One important quality of the server-side logging is that all website activity is always being recorded. Of course, it is possible for a visitor to disguise the information that may help the website administrator to identify visitor's whereabouts or the browser configuration (e.g. the IP address, browser type, the referring page, etc), but the administrator will still always know whether somebody is trying to break into the forum administrative interface or hot-link website images or scrape some pages and take preventive measures.

Client-side scripting, on the other hand, does not have this quality. In fact, one does not even need any special software to stay completely invisible to Google Analytics and other client-side scripting-based analysis engines that use fake images to deliver usage data - simply checking Load images ... for the originating website only checkbox in the FireFox configuration (Tools > Options > Content) does the trick.

With this in mind, keep website logging turned on at all times, even if the logs are not being analyzed on the day-to-day basis.

Conclusion

Any client-side technology should be considered unreliable by definition, regardless whether it concerns form validation or website usage analysis.
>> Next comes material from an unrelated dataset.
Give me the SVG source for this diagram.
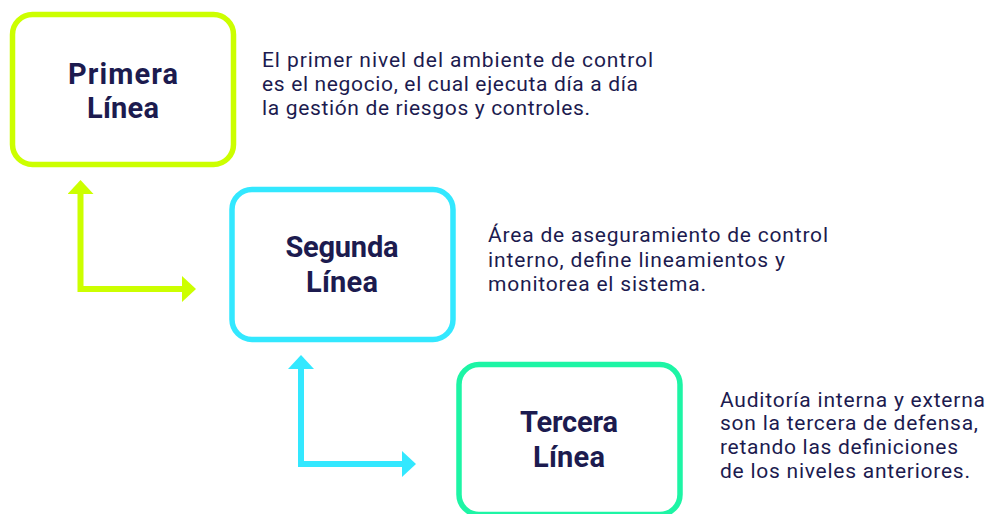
<svg xmlns="http://www.w3.org/2000/svg" width="988" height="514" viewBox="0 0 988 514">
<style>
.box{fill:#ffffff;stroke-width:5.5}
.title{font-family:Roboto,"Liberation Sans",sans-serif;font-weight:700;font-size:29px;fill:#1c1b4f;text-anchor:middle}
.body{font-family:Roboto,"Liberation Sans",sans-serif;font-size:21px;fill:#1c1b4f}
.conn{fill:none;stroke-width:6}
</style>
<defs>
<marker id="hG" markerUnits="userSpaceOnUse" markerWidth="16" markerHeight="28" refX="0" refY="13" orient="auto-start-reverse"><path d="M0,0 L14,13 L0,26 z" fill="#ccff00"/></marker>
<marker id="hC" markerUnits="userSpaceOnUse" markerWidth="16" markerHeight="28" refX="0" refY="13" orient="auto-start-reverse"><path d="M0,0 L14,13 L0,26 z" fill="#33e8ff"/></marker>
</defs>
<rect width="988" height="514" fill="#ffffff"/>
<g id="connectors">
<path class="conn" stroke="#ccff00" d="M80.5,194 V289 H182" marker-start="url(#hG)" marker-end="url(#hG)"/>
<path class="conn" stroke="#33e8ff" d="M301,369 V464 H402" marker-start="url(#hC)" marker-end="url(#hC)"/>
</g>
<g id="primera">
<rect class="box" stroke="#ccff00" x="12.5" y="14.5" width="221" height="150" rx="20"/>
<text class="title" x="123" y="84" textLength="110">Primera</text>
<text class="title" x="123" y="118" textLength="72">Línea</text>
</g>
<g id="segunda">
<rect class="box" stroke="#33e8ff" x="232" y="189.5" width="221" height="150" rx="20"/>
<text class="title" x="342" y="257" textLength="113">Segunda</text>
<text class="title" x="342" y="292" textLength="72">Línea</text>
</g>
<g id="tercera">
<rect class="box" stroke="#1df5a5" x="459" y="364.5" width="221" height="150" rx="20"/>
<text class="title" x="569" y="432" textLength="98">Tercera</text>
<text class="title" x="569" y="467" textLength="72">Línea</text>
</g>
<g id="texto-primera">
<text class="body" x="262" y="67" textLength="391">El primer nivel del ambiente de control</text>
<text class="body" x="262" y="91" textLength="376">es el negocio, el cual ejecuta día a día</text>
<text class="body" x="262" y="115" textLength="328">la gestión de riesgos y controles.</text>
</g>
<g id="texto-segunda">
<text class="body" x="488" y="242" textLength="340">Área de aseguramiento de control</text>
<text class="body" x="488" y="267" textLength="297">interno, define lineamientos y</text>
<text class="body" x="488" y="291" textLength="218">monitorea el sistema.</text>
</g>
<g id="texto-tercera">
<text class="body" x="720" y="407" textLength="265">Auditoría interna y externa</text>
<text class="body" x="720" y="430" textLength="258">son la tercera de defensa,</text>
<text class="body" x="720" y="454" textLength="238">retando las definiciones</text>
<text class="body" x="720" y="478" textLength="250">de los niveles anteriores.</text>
</g>
</svg>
Any client-side technology that is not backed by some form of server-side support (e.g. server-generated digital signatures, etc) should be trusted even less and should be used for entertainment purposes only. Granted, some client-side scripting website usage analysis tools, such as Google Analytics, may provide quite interesting information about website visitors, however, such tools should be considered as a useful addition to the usual everyday log-based analysis, not as a replacement of it.